Example: I have a dress whose color, cut, and pockets I love but whose hemline is a few inches too short for me to feel at ease while I’m at work. The fabric’s too light for winter, and just the idea of leggings in hot weather makes me sweat–so effectively I’ve got a cute dress that gets worn a handful of times in spring and fall and even then requires the addition of a cardigan or blazer to keep my arms warm because the darned thing’s sleeveless. All in all, too much drama for one little dress–buh-bye.
–Pants in a length that necessitates different shoes. Do you own only flats but feel the pull of a pair of dramatically long pants that would really work better with heels? Do you long to purchase ankle booties but all your pants are too bulky or too short? Sometimes this is a matter of styling and finding the right way to wear something, then carrying it off with panache; but sometimes you’re looking at a wardrobe exponent that will tempt you to buy a whole lot more clothing to keep it company, lest it languish in the hinterlands of your armoire. Above all, do NOT buy an exponent that would require wearing shoes you find painful.

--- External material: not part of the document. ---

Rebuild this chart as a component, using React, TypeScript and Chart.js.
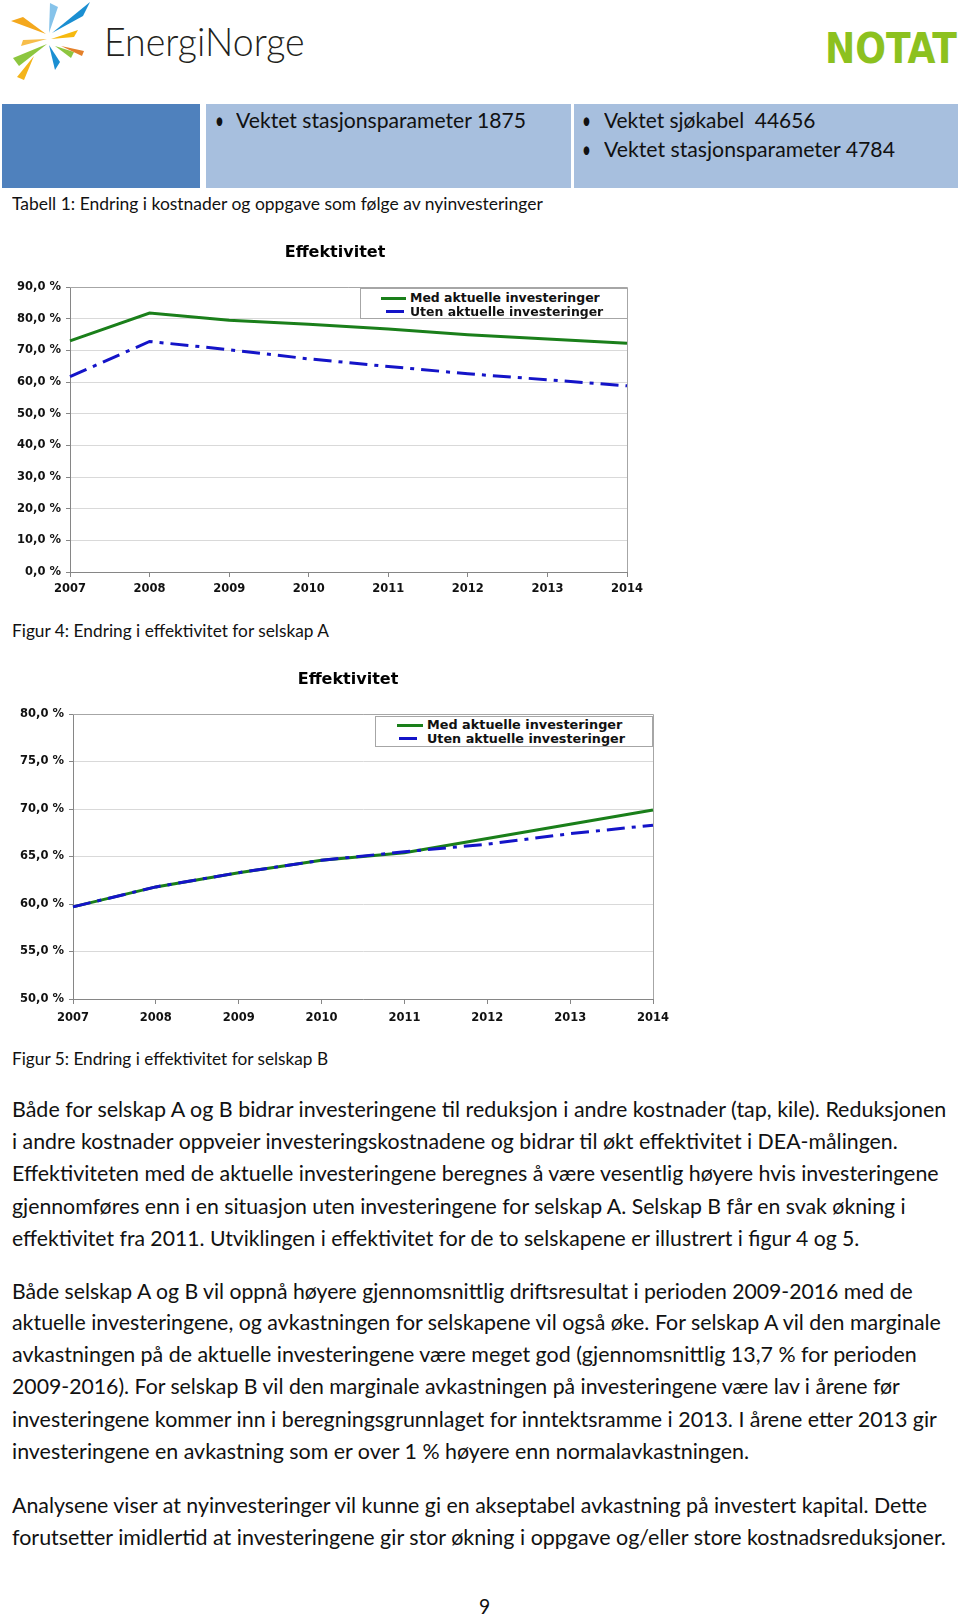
import React, { useEffect, useLayoutEffect, useRef, useState } from "react";
import Chart from "chart.js/auto";

// ---------- DATA ----------
const years = ["2007", "2008", "2009", "2010", "2011", "2012", "2013", "2014"];
const medA = [73.0, 81.8, 79.5, 78.2, 76.7, 74.9, 73.6, 72.2];
const utenA = [61.7, 72.8, 70.2, 67.3, 64.9, 62.6, 60.7, 58.8];
const medB = [59.7, 61.8, 63.3, 64.6, 65.4, 66.9, 68.4, 69.9];
const utenB = [59.7, 61.8, 63.3, 64.6, 65.5, 66.3, 67.4, 68.3];
const seriesLabels = ["Med aktuelle investeringer", "Uten aktuelle investeringer"];
const chartTitle = "Effektivitet";

const para1 = [
  "Både for selskap A og B bidrar investeringene til reduksjon i andre kostnader (tap, kile). Reduksjonen",
  "i andre kostnader oppveier investeringskostnadene og bidrar til økt effektivitet i DEA-målingen.",
  "Effektiviteten med de aktuelle investeringene beregnes å være vesentlig høyere hvis investeringene",
  "gjennomføres enn i en situasjon uten investeringene for selskap A. Selskap B får en svak økning i",
  "effektivitet fra 2011. Utviklingen i effektivitet for de to selskapene er illustrert i figur 4 og 5.",
];
const para2 = [
  "Både selskap A og B vil oppnå høyere gjennomsnittlig driftsresultat i perioden 2009-2016 med de",
  "aktuelle investeringene, og avkastningen for selskapene vil også øke. For selskap A vil den marginale",
  "avkastningen på de aktuelle investeringene være meget god (gjennomsnittlig 13,7 % for perioden",
  "2009-2016). For selskap B vil den marginale avkastningen på investeringene være lav i årene før",
  "investeringene kommer inn i beregningsgrunnlaget for inntektsramme i 2013. I årene etter 2013 gir",
  "investeringene en avkastning som er over 1 % høyere enn normalavkastningen.",
];
const para3 = [
  "Analysene viser at nyinvesteringer vil kunne gi en akseptabel avkastning på investert kapital. Dette",
  "forutsetter imidlertid at investeringene gir stor økning i oppgave og/eller store kostnadsreduksjoner.",
];

// layout of text lines (center y, right end x)
const para1Y = [1108, 1140, 1172, 1205, 1237];
const para1W = [946, 898, 939, 906, 859];
const para2Y = [1290, 1321, 1353, 1385, 1418, 1450];
const para2W = [913, 941, 917, 900, 937, 749];
const para3Y = [1504, 1536];
const para3W = [927, 946];

const GREEN = "#1a7f1a";
const BLUE = "#1414c8";
const TICK_FONT = { family: "DejaVu Sans", size: 11.5, weight: "bold" as const };
const BODY_FONT = "Lato, 'Open Sans', sans-serif";

function FitText({ x, y, w, size, family = BODY_FONT, weight = 400, color = "#111", children }: any) {
  const ref = useRef<HTMLSpanElement>(null);
  const [sx, setSx] = useState(1);
  useLayoutEffect(() => {
    const measure = () => {
      const el = ref.current;
      if (!el || !w) return;
      const nat = el.offsetWidth;
      if (nat > 0) setSx((w - x) / nat);
    };
    measure();
    (document as any).fonts?.ready?.then(measure);
  }, [w, x, children]);
  const lh = Math.round(size * 1.3);
  return (
    <span
      ref={ref}
      style={{
        position: "absolute",
        left: x,
        top: y - lh / 2,
        lineHeight: lh + "px",
        height: lh,
        whiteSpace: "nowrap",
        fontSize: size,
        fontFamily: family,
        fontWeight: weight,
        color,
        transform: `scaleX(${sx})`,
        transformOrigin: "0 50%",
      }}
    >
      {children}
    </span>
  );
}

const plotBorder = {
  id: "plotBorder",
  beforeDatasetsDraw(chart: any) {
    const { ctx, chartArea } = chart;
    const { left, right, top, bottom } = chartArea;
    ctx.save();
    ctx.strokeStyle = "#a6a6a6";
    ctx.lineWidth = 1;
    ctx.beginPath();
    ctx.moveTo(left, Math.round(top) + 0.5);
    ctx.lineTo(Math.round(right) + 0.5, Math.round(top) + 0.5);
    ctx.lineTo(Math.round(right) + 0.5, bottom);
    ctx.stroke();
    ctx.restore();
  },
};

function EffChart({ left, top, width, height, med, uten, min, max, step, yW, rW, xH, xPad, titleTop, titleBottom }: any) {
  const ref = useRef<HTMLCanvasElement>(null);
  useEffect(() => {
    if (!ref.current) return;
    const chart = new Chart(ref.current, {
      type: "line",
      data: {
        labels: years,
        datasets: [
          {
            label: seriesLabels[0],
            data: med,
            borderColor: GREEN,
            backgroundColor: GREEN,
            borderWidth: 3,
            pointRadius: 0,
            tension: 0,
            order: 1,
          },
          {
            label: seriesLabels[1],
            data: uten,
            borderColor: BLUE,
            backgroundColor: BLUE,
            borderWidth: 3,
            borderDash: [18, 7, 4, 7],
            pointRadius: 0,
            tension: 0,
            order: 0,
          },
        ],
      },
      options: {
        responsive: false,
        animation: false,
        devicePixelRatio: 1,
        layout: { padding: 0 },
        plugins: {
          legend: { display: false },
          tooltip: { enabled: false },
          title: {
            display: true,
            text: chartTitle,
            color: "#000",
            font: { family: "DejaVu Sans", size: 16, weight: "bold" },
            padding: { top: titleTop, bottom: titleBottom },
          },
        },
        scales: {
          x: {
            grid: { display: true, drawOnChartArea: false, drawTicks: true, tickLength: 5, color: "#868686" },
            border: { color: "#868686", width: 1 },
            ticks: { font: TICK_FONT, color: "#111", padding: xPad, maxRotation: 0, autoSkip: false },
            afterFit: (s: any) => {
              s.height = xH;
            },
          },
          y: {
            min,
            max,
            ticks: {
              stepSize: step,
              font: TICK_FONT,
              color: "#111",
              padding: 5,
              callback: (v: any) => Number(v).toFixed(1).replace(".", ",") + " %",
            },
            grid: { color: "#d9d9d9", tickLength: 4, tickColor: "#868686" },
            border: { color: "#868686", width: 1 },
            afterFit: (s: any) => {
              s.width = yW;
            },
          },
          yR: {
            position: "right",
            display: true,
            grid: { display: false, drawTicks: false },
            ticks: { display: false },
            border: { display: false },
            afterFit: (s: any) => {
              s.width = rW;
            },
          },
        },
      },
      plugins: [plotBorder],
    } as any);
    return () => chart.destroy();
  }, []);
  return (
    <canvas
      ref={ref}
      width={width}
      height={height}
      style={{ position: "absolute", left, top, width, height }}
    />
  );
}

function Legend({ x, y, w, h, textX, textEnd, row1, row2, greenX, blueX, size }: any) {
  return (
    <>
      <div
        style={{
          position: "absolute",
          left: x,
          top: y,
          width: w,
          height: h,
          border: "1px solid #a6a6a6",
          boxSizing: "border-box",
          background: "#fff",
        }}
      />
      <div style={{ position: "absolute", left: greenX[0], top: row1 - 1.5, width: greenX[1] - greenX[0], height: 3, background: GREEN }} />
      <div style={{ position: "absolute", left: blueX[0], top: row2 - 1.5, width: blueX[1] - blueX[0], height: 3, background: BLUE }} />
      <FitText x={textX} y={row1} w={textEnd} size={size} family="'DejaVu Sans', sans-serif" weight={700} color="#111">
        {seriesLabels[0]}
      </FitText>
      <FitText x={textX} y={row2} w={textEnd + 3} size={size} family="'DejaVu Sans', sans-serif" weight={700} color="#111">
        {seriesLabels[1]}
      </FitText>
    </>
  );
}

function Logo() {
  const rays: [string, string][] = [
    ["50,3 58,7 49,33", "#86c3ea"],
    ["90,2 83,16 52,33", "#1b8fd2"],
    ["11,21 23,17 46,34", "#f4a81d"],
    ["78,30 74,37 51,39", "#f6b90f"],
    ["21,46 23,40 47,39", "#f7bd4a"],
    ["19,66 13,58 47,44", "#8dc63f"],
    ["49,45 60,62 55,70", "#1b8fd2"],
    ["55,46 74,52 71,58", "#8dc63f"],
    ["61,46 84,51 82,56", "#e4802a"],
    ["34,56 24,80 17,77", "#f4b41a"],
  ];
  return (
    <svg width={100} height={90} style={{ position: "absolute", left: 0, top: 0 }}>
      {rays.map(([p, c], i) => (
        <polygon key={i} points={p} fill={c} />
      ))}
    </svg>
  );
}

export default function App() {
  return (
    <div style={{ position: "absolute", left: 0, top: 0, width: 960, height: 1615, background: "#fff", overflow: "hidden" }}>
      <Logo />
      <FitText x={104} y={41} w={305} size={39} weight={300} color="#231f20">
        EnergiNorge
      </FitText>
      <FitText
        x={825}
        y={48}
        w={957}
        size={42}
        family="'Liberation Sans Narrow', 'DejaVu Sans Condensed', 'Liberation Sans', 'DejaVu Sans', sans-serif"
        weight={700}
        color="#8cc11f"
      >
        NOTAT
      </FitText>

      {/* table */}
      <div style={{ position: "absolute", left: 2, top: 104, width: 198, height: 84, background: "#4f81bd" }} />
      <div style={{ position: "absolute", left: 206, top: 104, width: 365, height: 84, background: "#a7bfde" }} />
      <div style={{ position: "absolute", left: 574, top: 104, width: 384, height: 84, background: "#a7bfde" }} />
      <FitText x={215} y={119.5} w={224} size={24} color="#111">•</FitText>
      <FitText x={236} y={119.5} w={526} size={21} color="#111">Vektet stasjonsparameter 1875</FitText>
      <FitText x={582} y={119.5} w={591} size={24} color="#111">•</FitText>
      <FitText x={604} y={119.5} w={815} size={21} color="#111">Vektet sjøkabel&nbsp; 44656</FitText>
      <FitText x={582} y={148} w={591} size={24} color="#111">•</FitText>
      <FitText x={604} y={148} w={895} size={21} color="#111">Vektet stasjonsparameter 4784</FitText>

      <FitText x={12} y={204} w={543} size={17} color="#111">
        Tabell 1: Endring i kostnader og oppgave som følge av nyinvesteringer
      </FitText>

      {/* Figure 4 */}
      <EffChart
        left={0}
        top={230}
        width={670}
        height={370}
        med={medA}
        uten={utenA}
        min={0}
        max={90}
        step={10}
        yW={70}
        rW={43}
        xH={28}
        xPad={5}
        titleTop={13}
        titleBottom={24.8}
      />
      <Legend
        x={360}
        y={288}
        w={268}
        h={31}
        textX={410}
        textEnd={600}
        row1={298}
        row2={311.5}
        greenX={[381, 406]}
        blueX={[386, 404]}
        size={12}
      />
      <FitText x={12} y={631} w={329} size={17} color="#111">
        Figur 4: Endring i effektivitet for selskap A
      </FitText>

      {/* Figure 5 */}
      <EffChart
        left={0}
        top={645}
        width={696}
        height={385}
        med={medB}
        uten={utenB}
        min={50}
        max={80}
        step={5}
        yW={73}
        rW={43}
        xH={31}
        xPad={7}
        titleTop={25}
        titleBottom={24.8}
      />
      <Legend
        x={375}
        y={716}
        w={278}
        h={31}
        textX={427}
        textEnd={622}
        row1={725}
        row2={738.5}
        greenX={[397, 423]}
        blueX={[399, 417]}
        size={12.5}
      />
      <FitText x={12} y={1059} w={328} size={17} color="#111">
        Figur 5: Endring i effektivitet for selskap B
      </FitText>

      {para1.map((t, i) => (
        <FitText key={"a" + i} x={12} y={para1Y[i]} w={para1W[i]} size={21} color="#111">
          {t}
        </FitText>
      ))}
      {para2.map((t, i) => (
        <FitText key={"b" + i} x={12} y={para2Y[i]} w={para2W[i]} size={21} color="#111">
          {t}
        </FitText>
      ))}
      {para3.map((t, i) => (
        <FitText key={"c" + i} x={12} y={para3Y[i]} w={para3W[i]} size={21} color="#111">
          {t}
        </FitText>
      ))}
      <FitText x={479} y={1605} w={490} size={21} color="#111">
        9
      </FitText>
    </div>
  );
}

–Color. If you’re trying to stick with a limited palette so that most of your duds go together, beware the outlying color that goes with one other item you have and tries to convince you that you need 3 or 4 additional pieces to make it feel at home in your wardrobe. If you love lots of different colors and don’t want to have to refuse a beautiful find solely due to hue, stick to neutrals on the bottom and play with color on top, or vice versa.
-Same with pattern. If all your bottoms are solid and your tops are where your love of patterns comes through, resist the toile capris or the batik skirt that will clash with every. other. thing. you own. Trust me on this one–or end up with twice as many clothes.
–Silhouette. Maybe all your pants are on the looser side, but you keep finding yourself drawn to flowy tops that, to your eye, just look too baggy when paired with your bottom half (this has been me more than once!). It’s time to either admit that you need some slim/skinny pants in your life to balance your silhouette, or to learn to just say no when you hear that flowy bohemian siren calling your name.
What wardrobe exponents have lured you in? How have you decided whether to resist the temptation or jump in and commit to a new category of clothing to make something irresistible work?